Instances of books being blocked under pressure from political, economic and social or religious groups are not rare in India.

Lately many highly respected authors and their works have come under attack from sections of the majority community, influenced by the communal propaganda of Hindutva forces. 

In 2000, the first Bharatiya Janata Party-led government halted the publication of a 10-volume history of the freedom movement by eminent scholars Sumit Sarkar and KN Panikkar under a project taken up by the Indian Council of Historical Research, apparently because it showed the Hindu Mahasabha in a poor light. Publication was resumed after the change of government in 2004.

A violent agitation by the Akhil Bharatiya Vidyarthi Parishad, the Bharatiya Janata Party’s student wing, during which a professor was manhandled, led to withdrawal of an essay, titled Three Hundred Ramayanas, written by renowned poet AK Ramanujam, from Delhi University’s BA (History) syllabus in 2008.

The ABVP, or rather its mentors, were annoyed by the reference in the essay to a version of the epic in which Ram and Sita are siblings, not man and wife. 

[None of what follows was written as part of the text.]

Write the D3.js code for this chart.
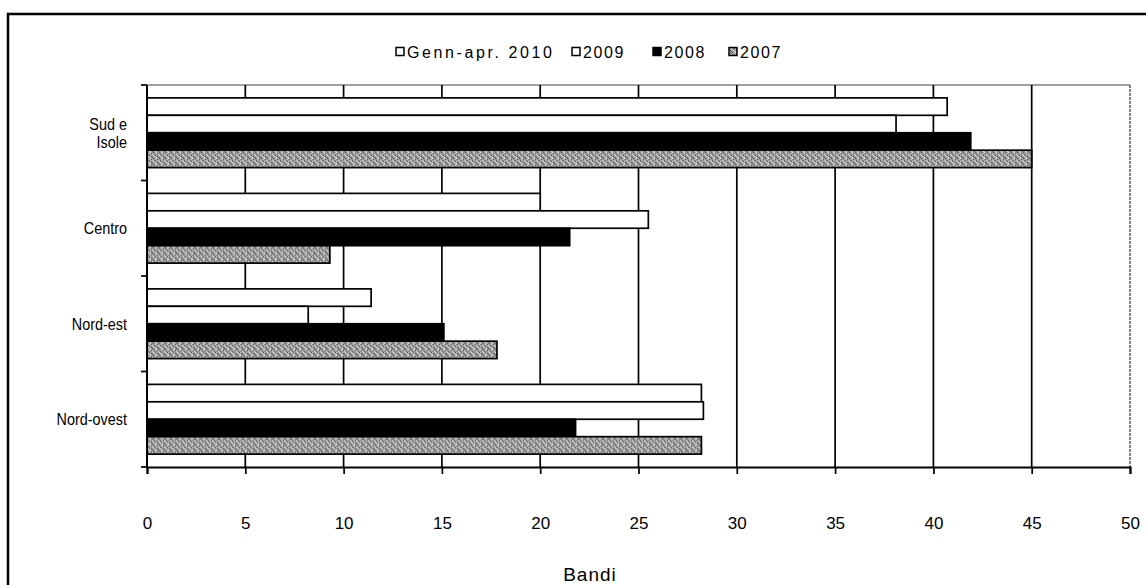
<!DOCTYPE html>
<html>
<head>
<meta charset="utf-8">
<script src="https://cdn.jsdelivr.net/npm/d3@7"></script>
<style>
  html, body { margin: 0; padding: 0; background: #fff; }
  svg { display: block; font-family: "Liberation Sans", Arial, sans-serif; }
</style>
</head>
<body>
<svg id="chart" width="1146" height="585"></svg>
<script>
// Regions (top to bottom) and the four periods
const categories = ["Sud e Isole", "Centro", "Nord-est", "Nord-ovest"];
const seriesNames = ["Genn-apr. 2010", "2009", "2008", "2007"];
const valuesGennApr2010 = [40.7, 20.0, 11.4, 28.2];
const values2009 = [38.1, 25.5, 8.2, 28.3];
const values2008 = [41.9, 21.5, 15.1, 21.8];
const values2007 = [45.0, 9.3, 17.8, 28.2];
const xTicks = [0, 5, 10, 15, 20, 25, 30, 35, 40, 45, 50];
const xTitle = "Bandi";

const seriesValues = [valuesGennApr2010, values2009, values2008, values2007];

const svg = d3.select("#chart");
const W = 1146, H = 585;
const plot = { left: 147, right: 1130, top: 85, bottom: 467 };

// Grey stipple used for the 2007 series
const defs = svg.append("defs");
const pat = defs.append("pattern")
  .attr("id", "stipple").attr("patternUnits", "userSpaceOnUse")
  .attr("width", 6).attr("height", 6);
pat.append("rect").attr("width", 6).attr("height", 6).attr("fill", "#979797");
[[0,0,"#e4e4e4"],[3,0,"#5a5a5a"],[5,1,"#d4d4d4"],[1,1,"#6a6a6a"],[2,2,"#dcdcdc"],
 [4,2,"#646464"],[0,3,"#cacaca"],[3,3,"#ececec"],[5,3,"#5c5c5c"],[1,4,"#565656"],
 [4,4,"#d8d8d8"],[2,5,"#666666"],[0,5,"#bebebe"],[5,5,"#e0e0e0"]]
  .forEach(([x, y, c]) => pat.append("rect").attr("x", x).attr("y", y)
    .attr("width", 1).attr("height", 1).attr("fill", c));

const fills = ["#ffffff", "#ffffff", "#000000", "url(#stipple)"];

// Outer frame
svg.append("rect").attr("x", 8).attr("y", 14)
  .attr("width", W + 10).attr("height", H + 10)
  .attr("fill", "none").attr("stroke", "#000").attr("stroke-width", 2.5);

const x = d3.scaleLinear().domain([0, 50]).range([plot.left, plot.right]);
const y = d3.scaleBand().domain(categories)
  .range([plot.top, plot.bottom]).paddingInner(0.27).paddingOuter(0.135);
const ySub = d3.scaleBand().domain(seriesNames).range([0, y.bandwidth()]);

// Plot border (top and right)
svg.append("line").attr("x1", plot.left).attr("x2", plot.right)
  .attr("y1", plot.top).attr("y2", plot.top)
  .attr("stroke", "#444").attr("stroke-width", 1.2);
svg.append("line").attr("x1", plot.right).attr("x2", plot.right)
  .attr("y1", plot.top).attr("y2", plot.bottom)
  .attr("stroke", "#333").attr("stroke-width", 1.2).attr("stroke-dasharray", "3,1");

// Vertical gridlines
svg.append("g").selectAll("line")
  .data(xTicks.filter(t => t > 0 && t < 50))
  .join("line")
  .attr("x1", d => x(d)).attr("x2", d => x(d))
  .attr("y1", plot.top).attr("y2", plot.bottom)
  .attr("stroke", "#000").attr("stroke-width", 1.7);

// Bars
const groups = svg.append("g").selectAll("g")
  .data(categories)
  .join("g")
  .attr("transform", d => `translate(0,${y(d)})`);

groups.selectAll("rect")
  .data((c, ci) => seriesNames.map((s, si) => ({ s, si, v: seriesValues[si][ci] })))
  .join("rect")
  .attr("x", x(0))
  .attr("y", d => ySub(d.s))
  .attr("width", d => x(d.v) - x(0))
  .attr("height", ySub.bandwidth())
  .attr("fill", d => fills[d.si])
  .attr("stroke", "#000").attr("stroke-width", 1.7);

// X axis
const xAxis = d3.axisBottom(x).tickValues(xTicks).tickSize(7).tickPadding(43)
  .tickFormat(d3.format("d"));
const gx = svg.append("g").attr("transform", `translate(0,${plot.bottom})`).call(xAxis);
gx.select(".domain").attr("stroke", "#000").attr("stroke-width", 2);
gx.selectAll(".tick line").attr("stroke", "#000").attr("stroke-width", 1.7);
gx.selectAll(".tick text").attr("font-size", 17).attr("fill", "#000")
  .attr("font-family", "Liberation Sans, Arial, sans-serif");

// Y axis line and boundary ticks
svg.append("line").attr("x1", plot.left).attr("x2", plot.left)
  .attr("y1", plot.top).attr("y2", plot.bottom)
  .attr("stroke", "#000").attr("stroke-width", 2);
const step = y.step();
const bounds = categories.map(c => y(c) - step * y.paddingInner() / 2)
  .concat([plot.bottom]);
bounds[0] = plot.top;
svg.append("g").selectAll("line").data(bounds).join("line")
  .attr("x1", plot.left - 6).attr("x2", plot.left)
  .attr("y1", d => d).attr("y2", d => d)
  .attr("stroke", "#000").attr("stroke-width", 1.7);

// Category labels, slightly condensed; "Sud e Isole" wraps over two lines
const labelLines = { "Sud e Isole": ["Sud e", "Isole"] };
const catLabels = svg.append("g").selectAll("text").data(categories).join("text")
  .attr("text-anchor", "end")
  .attr("font-size", 16)
  .attr("fill", "#000")
  .attr("transform", d => `translate(127,${y(d) + y.bandwidth() / 2 + 6}) scale(0.9,1)`);
catLabels.each(function (d) {
  const lines = labelLines[d] || [d];
  const t = d3.select(this);
  lines.forEach((ln, i) => {
    t.append("tspan").attr("x", 0)
      .attr("dy", i === 0 ? -(lines.length - 1) * 9 : 18)
      .text(ln);
  });
});

// X axis title
svg.append("text").attr("x", 590).attr("y", 581)
  .attr("text-anchor", "middle").attr("font-size", 19).attr("fill", "#000")
  .attr("letter-spacing", 1)
  .text(xTitle);

// Legend
const legendX = [396, 572, 653, 729];
const legend = svg.append("g").selectAll("g").data(seriesNames).join("g")
  .attr("transform", (d, i) => `translate(${legendX[i]},52)`);
legend.append("rect").attr("x", 0).attr("y", -4.5).attr("width", 8).attr("height", 8)
  .attr("fill", (d, i) => fills[i]).attr("stroke", "#000").attr("stroke-width", 1.5);
legend.append("text").attr("x", 11).attr("y", 6)
  .attr("font-size", 16).attr("letter-spacing", (d, i) => i === 0 ? 2.6 : 1.6)
  .attr("fill", "#000")
  .text(d => d);
</script>
</body>
</html>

Mumbai University dropped Rohinton Mistry’s novel Such A Long Journey from its BA (English) syllabus after the Shiv Sena’s student wing alleged that it contained passages critical of that organisation and derogatory to Maharashtra.

In Karnataka, police arrested Yogesh Master on a charge of creating illwill among communities after Sri Ram Sena, a Hindutva outfit, lodged a complaint alleging his novel “Dhundi” contained objectionable references to Hindu god Ganesha.

In an out-of-court settlement with Shiksha Bhachao Andolan, another Hindutva outfit, Penguin India last year agreed to withdraw and pulp all copies of the Indian edition of US professor Wendy Doniger’s book The Hindus: An Alternative History.

While acts of literary and cultural vandalism have been widespread, until now there was no collective nationwide response to them.

The concerted action by Leela Samson and her colleagues and the spontaneous effusion of support across the country for Perumal Murugan who was little known outside the circle of Tamil readers are the first indications that progressive sections of society are ready to take on the forces of obscurantism. 

It is too early to conclude what forms the confrontation will take and how protracted it will be. -- Gulf Today, Sharjah, January 20, 2015.